Judge Tosses Sheriff’s Lawsuit Against Craigslist
CHICAGO – A federal judge this week dismissed Cook County, Ill., Sheriff Tom Dart’s lawsuit attempting to force online classified ads site Craigslist to close its “adult services” section.The lawsuit, filed in March, alleged the website facilitates prostitution and other sex crimes. In a prepared statement released at the time, Dart called Craigslist the “single largest source of prostitution in the nation” and stated “Craigslist unabashedly facilitates prostitution, then ultimately makes a profit from it.” According to documents filed in Dart’s case, Craigslist has made about $80 million in revenues so far this year, much of it generated by ads that caused Dart’s department and others nationwide to spend a disproportionate amount of dollars and manpower on enforcing local laws.
In dismissing the suit, U.S. District Judge John F. Grady ruled the Craigslist ads don’t offer sex explicitly. In addition, he noted, the federal Communications Decency Act immunizes “intermediary” online services like Craigslist from charges of facilitating illegal activities.
In his suit, Dart claimed hookers, pimps and other sex traffickers use Craigslist to hawk their wares, and that by hosting the ads and allowing advertisers to include contact details, Craigslist tacitly “induced” users to participate in unlawful behavior. Not so, Grady ruled.
“Craigslist does not ‘provide’ that information, its users do,” the judge wrote in his 22-page decision. “‘Facilitating’ and ‘assisting’ encompass a broader range of conduct, so broad in fact that they include the services provided by intermediaries like phone companies, [internet service providers] and computer manufacturers. Intermediaries are not culpable for ‘aiding and abetting’ their customers who misuse their services to commit unlawful acts.”

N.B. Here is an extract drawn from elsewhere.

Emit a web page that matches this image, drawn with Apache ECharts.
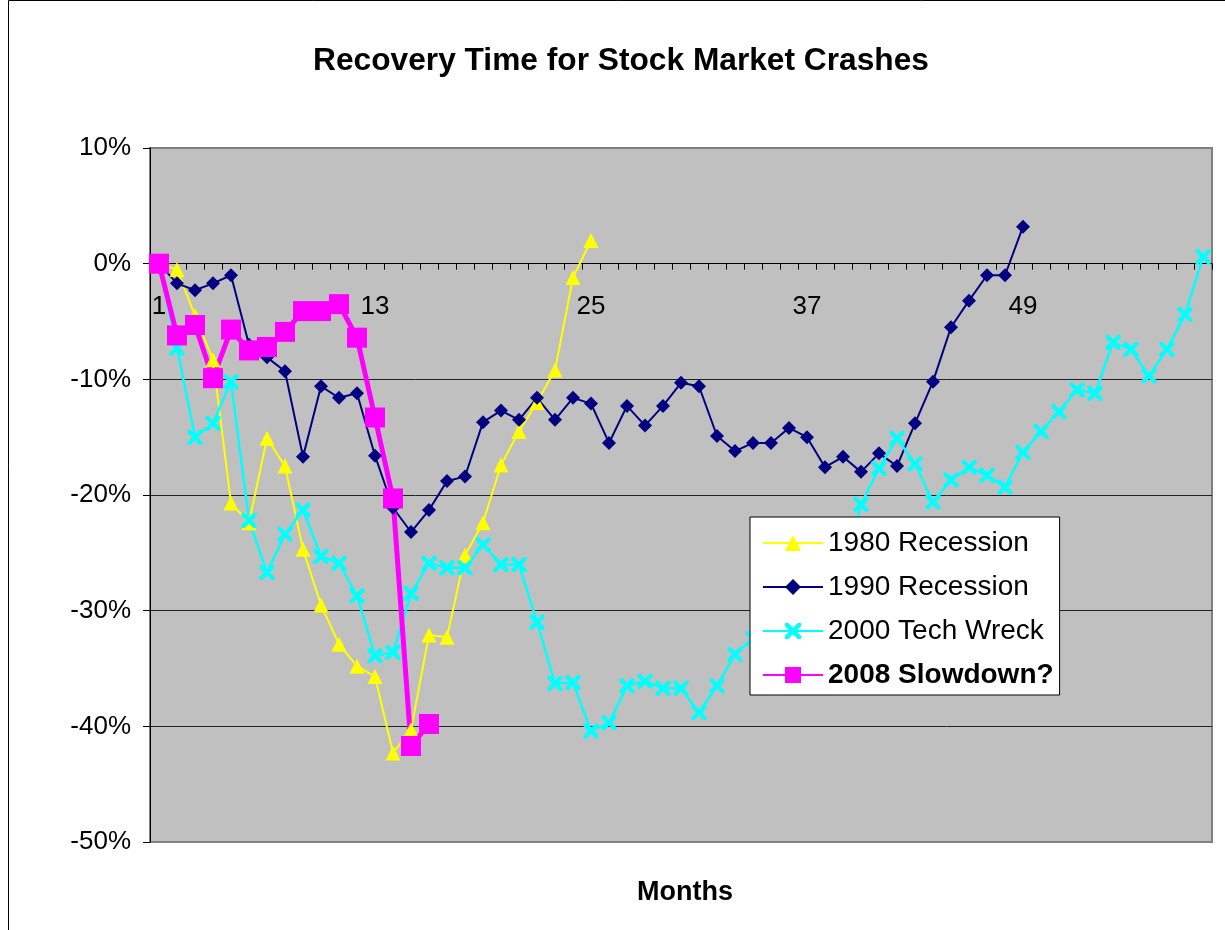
<!DOCTYPE html>
<html>
<head>
<meta charset="utf-8">
<title>Recovery Time for Stock Market Crashes</title>
<script src="https://cdn.jsdelivr.net/npm/echarts@6/dist/echarts.min.js"></script>
<style>
  html, body { margin: 0; padding: 0; background: #fff; }
  #chart { width: 1225px; height: 930px; }
</style>
</head>
<body>
<div id="chart"></div>
<script>
// months since the market peak
const months = []
for (let m = 1; m <= 59; m++) months.push(String(m))

const seriesNames = ['1980 Recession', '1990 Recession', '2000 Tech Wreck', '2008 Slowdown?']

// % change from peak
const rec1980 = [0, -0.5, -4.5, -8.3, -20.7, -22.4, -15.1, -17.5, -24.7, -29.5,
  -32.9, -34.8, -35.7, -42.3, -40.3, -32.1, -32.3, -25.2, -22.4, -17.4,
  -14.5, -12.0, -9.2, -1.2, 2.0]

const rec1990 = [0, -1.7, -2.3, -1.7, -1.0, -7.0, -8.1, -9.3, -16.7, -10.6,
  -11.6, -11.2, -16.6, -21.1, -23.2, -21.3, -18.8, -18.4, -13.7, -12.7,
  -13.5, -11.6, -13.5, -11.6, -12.1, -15.5, -12.3, -14.0, -12.3, -10.3,
  -10.6, -14.9, -16.2, -15.5, -15.5, -14.2, -15.0, -17.6, -16.7, -18.0,
  -16.4, -17.5, -13.8, -10.2, -5.5, -3.2, -1.0, -1.0, 3.2]

const rec2000 = [0, -7.3, -15.0, -13.8, -10.2, -22.2, -26.7, -23.4, -21.3, -25.3,
  -25.9, -28.7, -33.9, -33.6, -28.5, -25.9, -26.3, -26.3, -24.3, -26.0,
  -26.0, -31.0, -36.3, -36.2, -40.4, -39.7, -36.5, -36.1, -36.7, -36.7,
  -38.8, -36.5, -33.8, -32.4, -30.8, -31.5, -29.2, -28.6, -27.0, -20.8,
  -17.7, -15.1, -17.3, -20.6, -18.7, -17.6, -18.3, -19.3, -16.3, -14.5,
  -12.8, -10.9, -11.2, -6.8, -7.4, -9.7, -7.4, -4.4, 0.6]

const rec2008 = [0, -6.2, -5.3, -9.9, -5.7, -7.5, -7.2, -5.9, -4.1, -4.1,
  -3.5, -6.4, -13.3, -20.3, -41.7, -39.8]

const yTicks = { min: -50, max: 10, step: 10 }

const FONT = '"Liberation Sans", Arial, sans-serif'
const crossPath = 'path://M0,0 L4,0 L10,6 L16,0 L20,0 L20,4 L14,10 L20,16 L20,20 L16,20 L10,14 L4,20 L0,20 L0,16 L6,10 L0,4 Z'

const gridTop = 148
const gridBottom = 88
const plotH = 930 - gridTop - gridBottom
// move the month axis up from the bottom edge to the 0% line
const zeroOffset = -plotH * (0 - yTicks.min) / (yTicks.max - yTicks.min)

const chart = echarts.init(document.getElementById('chart'))

chart.setOption({
  animation: false,
  backgroundColor: '#fff',
  textStyle: { fontFamily: FONT },
  title: [
    {
      text: 'Recovery Time for Stock Market Crashes',
      left: 616,
      top: 40,
      textAlign: 'center',
      textStyle: { fontFamily: FONT, fontSize: 31.7, fontWeight: 'bold', color: '#000' },
    },
    {
      text: 'Months',
      left: 680,
      top: 874,
      textAlign: 'center',
      textStyle: { fontFamily: FONT, fontSize: 27, fontWeight: 'bold', color: '#000' },
    },
  ],
  graphic: [
    {
      type: 'polyline',
      shape: { points: [[8.5, 960], [8.5, 0.5], [1300, 0.5]] },
      style: { stroke: '#000', lineWidth: 1, fill: null },
      silent: true,
    },
  ],
  legend: {
    orient: 'vertical',
    left: 750,
    top: 517,
    padding: [12, 6, 6, 12],
    itemGap: 16,
    itemWidth: 60,
    itemHeight: 20,
    backgroundColor: '#fff',
    borderColor: '#000',
    borderWidth: 1,
    textStyle: { fontFamily: FONT, fontSize: 28, color: '#000' },
    data: [
      { name: seriesNames[0] },
      { name: seriesNames[1] },
      { name: seriesNames[2] },
      { name: seriesNames[3], textStyle: { fontWeight: 'bold' } },
    ],
  },
  grid: {
    left: 150,
    top: gridTop,
    right: 13,
    bottom: gridBottom,
    show: true,
    backgroundColor: '#c0c0c0',
    borderColor: '#808080',
    borderWidth: 2,
  },
  xAxis: {
    type: 'category',
    data: months,
    boundaryGap: true,
    position: 'bottom',
    offset: zeroOffset,
    axisLine: { show: true, onZero: false, lineStyle: { color: '#000', width: 1 } },
    axisTick: { show: true, interval: 0, length: 6, lineStyle: { color: '#000' } },
    axisLabel: { interval: 11, fontSize: 26, color: '#000', margin: 30, fontFamily: FONT },
    splitLine: { show: false },
  },
  yAxis: {
    type: 'value',
    min: yTicks.min,
    max: yTicks.max,
    interval: yTicks.step,
    axisLine: { show: true, lineStyle: { color: '#000', width: 1 } },
    axisTick: { show: true, length: 7, lineStyle: { color: '#000' } },
    axisLabel: { formatter: '{value}%', fontSize: 26, color: '#000', margin: 19, fontFamily: FONT },
    splitLine: {
      show: true,
      lineStyle: { color: ['#808080', '#222', '#222', '#222', '#222', '#222', '#808080'], width: 1 },
    },
  },
  series: [
    {
      name: seriesNames[0],
      type: 'line',
      data: rec1980,
      symbol: 'triangle',
      symbolSize: 15,
      showAllSymbol: true,
      lineStyle: { color: '#ffff00', width: 2 },
      itemStyle: { color: '#ffff00' },
    },
    {
      name: seriesNames[1],
      type: 'line',
      data: rec1990,
      symbol: 'diamond',
      symbolSize: 14,
      showAllSymbol: true,
      lineStyle: { color: '#000080', width: 2 },
      itemStyle: { color: '#000080' },
    },
    {
      name: seriesNames[2],
      type: 'line',
      data: rec2000,
      symbol: crossPath,
      symbolSize: 15,
      showAllSymbol: true,
      lineStyle: { color: '#00ffff', width: 2.5 },
      itemStyle: { color: '#00ffff' },
    },
    {
      name: seriesNames[3],
      type: 'line',
      data: rec2008,
      symbol: 'rect',
      symbolSize: 20,
      showAllSymbol: true,
      lineStyle: { color: '#ff00ff', width: 5 },
      itemStyle: { color: '#ff00ff' },
    },
  ],
})
</script>
</body>
</html>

Grady also noted section 230(c)(1) of the CDA, which states websites that provide public sounding boards for users cannot be held liable for what users post, “would serve little if any purpose if companies like Craigslist were found liable under state law for ‘causing’ or ‘inducing’ users to post unlawful content in this fashion.”
Grady’s is not the first case against Craigslist to fail for that reason. In March 2008, a federal appeals court reached a similar conclusion after a housing-rights group sued the online classifieds giant over ads that indicated apartment leasing agents applied illegal ethnic bias against applicants.
Dart’s cause didn’t fall on entirely deaf ears, however.
“Sheriff Dart may continue to use Craigslist’s website to identify and pursue individuals who post allegedly unlawful content,” Grady ruled. “But he cannot sue Craigslist for their conduct.”